— start of SUPPLIED MATERIAL —

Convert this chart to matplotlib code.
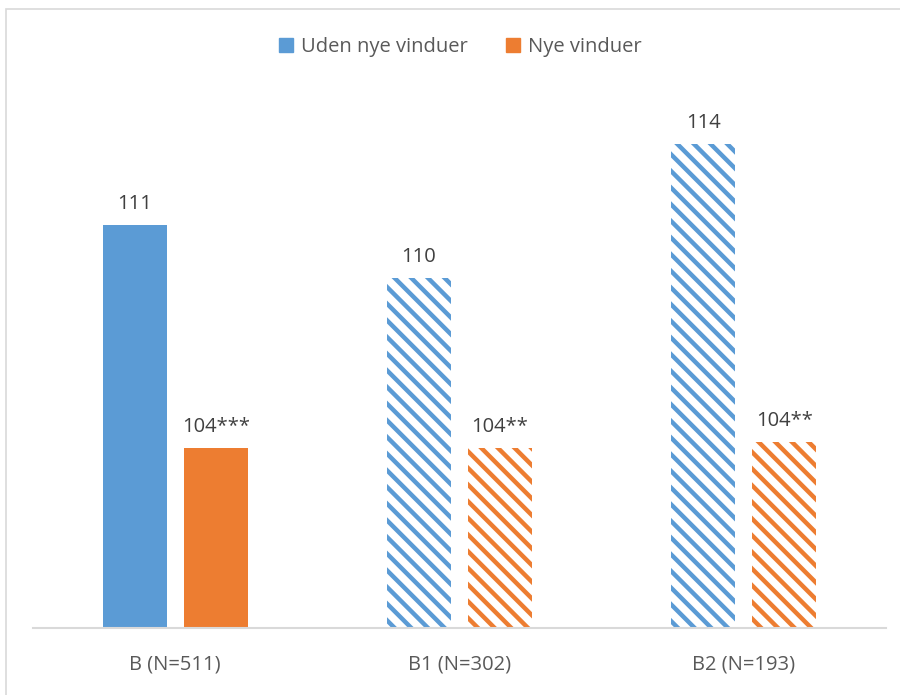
import matplotlib
matplotlib.use("Agg")
import matplotlib.pyplot as plt
import numpy as np
from matplotlib.patches import Rectangle, Patch

# data
groups = ["B (N=511)", "B1 (N=302)", "B2 (N=193)"]
uden = [111.0, 109.3, 113.6]
nye = [103.8, 103.8, 104.0]
uden_lbl = ["111", "110", "114"]
nye_lbl = ["104***", "104**", "104**"]
hatched = [False, True, True]

blue = "#5b9bd5"
orange = "#ed7d31"

plt.rcParams["font.family"] = ["Open Sans", "DejaVu Sans"]
plt.rcParams["hatch.linewidth"] = 3.2

fig = plt.figure(figsize=(9, 6.95), dpi=100)
ax = fig.add_axes([33 / 900, 67 / 695, 853 / 900, 558 / 695])

x = np.arange(len(groups))
w = 0.225
off = 0.1425

for i in range(len(groups)):
    for val, lbl, col, dx in [(uden[i], uden_lbl[i], blue, -off), (nye[i], nye_lbl[i], orange, off)]:
        if hatched[i]:
            b = ax.bar(x[i] + dx, val - 98, w, bottom=98, facecolor="white",
                       edgecolor=col, linewidth=0, hatch="\\\\")
        else:
            b = ax.bar(x[i] + dx, val - 98, w, bottom=98, color=col, linewidth=0)
        ax.annotate(lbl, (x[i] + dx, val), xytext=(0, 8), textcoords="offset points",
                    ha="center", va="bottom", fontsize=14.5, color="#404040")

ax.set_xlim(-0.5, 2.5)
ax.set_ylim(98, 116)
ax.set_xticks(x)
ax.set_xticklabels(groups, fontsize=14.5, color="#595959")
ax.tick_params(axis="x", length=0, pad=19)
ax.set_yticks([])
for s in ["top", "right", "left"]:
    ax.spines[s].set_visible(False)
ax.spines["bottom"].set_color("#d9d9d9")
ax.spines["bottom"].set_linewidth(1.5)

handles = [Patch(color=blue, label="Uden nye vinduer"), Patch(color=orange, label="Nye vinduer")]
leg = fig.legend(handles=handles, loc="center", bbox_to_anchor=(460 / 900, 1 - 47 / 695),
                 ncol=2, frameon=False, fontsize=14.5, handlelength=0.7, handleheight=0.7,
                 handletextpad=0.4, columnspacing=1.9)
for t in leg.get_texts():
    t.set_color("#595959")

# chart frame (only left and top edges fall inside the image)
fig.patches.append(Rectangle((5.5 / 900, -0.1), 1.2, 1.1 - 8.5 / 695, transform=fig.transFigure,
                             fill=False, edgecolor="#d9d9d9", linewidth=1.2))

fig.savefig("out.png", dpi=100)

— end of SUPPLIED MATERIAL —

WORK TO DO: Skip the pictures, please, and transcribe only the lines from the beginning of the material through the one that contains "off = 0.1425".

RESULT OF THE TASK:
Convert this chart to matplotlib code.
import matplotlib
matplotlib.use("Agg")
import matplotlib.pyplot as plt
import numpy as np
from matplotlib.patches import Rectangle, Patch

# data
groups = ["B (N=511)", "B1 (N=302)", "B2 (N=193)"]
uden = [111.0, 109.3, 113.6]
nye = [103.8, 103.8, 104.0]
uden_lbl = ["111", "110", "114"]
nye_lbl = ["104***", "104**", "104**"]
hatched = [False, True, True]

blue = "#5b9bd5"
orange = "#ed7d31"

plt.rcParams["font.family"] = ["Open Sans", "DejaVu Sans"]
plt.rcParams["hatch.linewidth"] = 3.2

fig = plt.figure(figsize=(9, 6.95), dpi=100)
ax = fig.add_axes([33 / 900, 67 / 695, 853 / 900, 558 / 695])

x = np.arange(len(groups))
w = 0.225
off = 0.1425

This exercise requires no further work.